I spent the rest of my day having a goodbye lunch with Arianna who was to return to the US the next day and with Brittain, my former kibbutz neighbor turned reluctant Yerushalmi.

The next day I took some time to wander around the Old City. No matter how many times I go there, I always find something new. I took Sophie and Delphine to the roof of the Austrian Hospice, overlooking the roofs and narrow alleyways of the Old City and boasting a splendid view of the Dome of the Rock at a close distance. Its in moments like these where I can feel the weight and magnitude of everything, the world, and both the triviality and enormity of my own existence.

******

Now I'm feeling only the heaviness of weight on me that I cannot place. I know that everything will be okay.

Monday, April 12, 2010

Yom Ha Zikaron

This is not about the Holocaust.

This is not about how I feel about the Holocaust.

**

Last night marked the eve of Yom Ha Zikaron, a somber memorial to those who died in the Holocaust. To commemorate the event, my kibbutz held a gathering of kibbutzniks young and old, some even survivors themselves. An elderly survivor played the violin. A young woman held her survivor grandmother's hand as she told her story. A photo slide show was shown. Candles were lit. I danced with my classmates to pay tribute. In the end, everyone stood to sing in Hebrew. I did not know the words. I stood silently and listened to this room full of people singing and was touched by the sight of my friends' tears and emotion.

Today at 11am during ballet class, we stopped as a horn blared for a full 2 minutes where we stood still in silence. Some classmates left the room to stand outside. Those inside looked down reflectively and respectfully. Some were overcome with emotion. How can one not be?

The horn stopped and we slowly ebbed back into the flow of class. Back into the flow of life.

Saturday, January 2, 2010

Floating in a Dream-like State

I don't even know what this is.

I'm just going.

It is amazing how the heart can change. So quickly, so simply, so inexplicably. At a mere 23 years old, I can hardly claim wisdom but I do know that I've learned a lot in the past 2 years, perhaps more new information in the last 2 years than in the previous 20. I have no idea as to why this is. It seems as if I have been living through most of my life in a dreamlike state. As if I were just floating through the day to day.

All my memories of those times are a blur.
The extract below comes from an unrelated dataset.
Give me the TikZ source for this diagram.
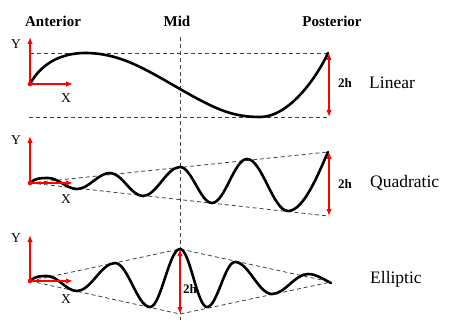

Life didn't seem to become clear until sometime after turning 21. I know I moved to London. The beginnings were strange. At some point things became clearer and I began to understand myself a little better, but remained mostly uncertain.

Upon turning 22, things became blurry again. I don't even remember much of my last few months in London. I only remember how I felt, but not so much what happened or with whom.

I returned to Los Angeles feeling utterly annihilated. I remember eating a lot, watching TV, reading, and eating some more. Nothing spectacular.

I moved to Israel and turned 23. And now everything is so bitterly clear to me. And by bitter, I mean harsh, uncensored, and painfully obvious.

Through discussions, novels, and self reflection, I've come to numerous revelations about myself, my situation, my immediate surroundings, and the world in which I live.

It's actually slightly unbearable.

I've learned that nothing is permanent. No one is permanent. Everything and everyone comes and goes. I've realized that I don't miss the things or people I thought I couldn't live without. It's as if it never mattered to me. I know that which I most desire at this point will only change in a matter of time and I will have completely changed my mind. I cannot remain the same for too long. Or perhaps I have remained the same all along...

No. I am not the same person I was 2 years ago, or even 2 months ago. Would I even recognize myself now?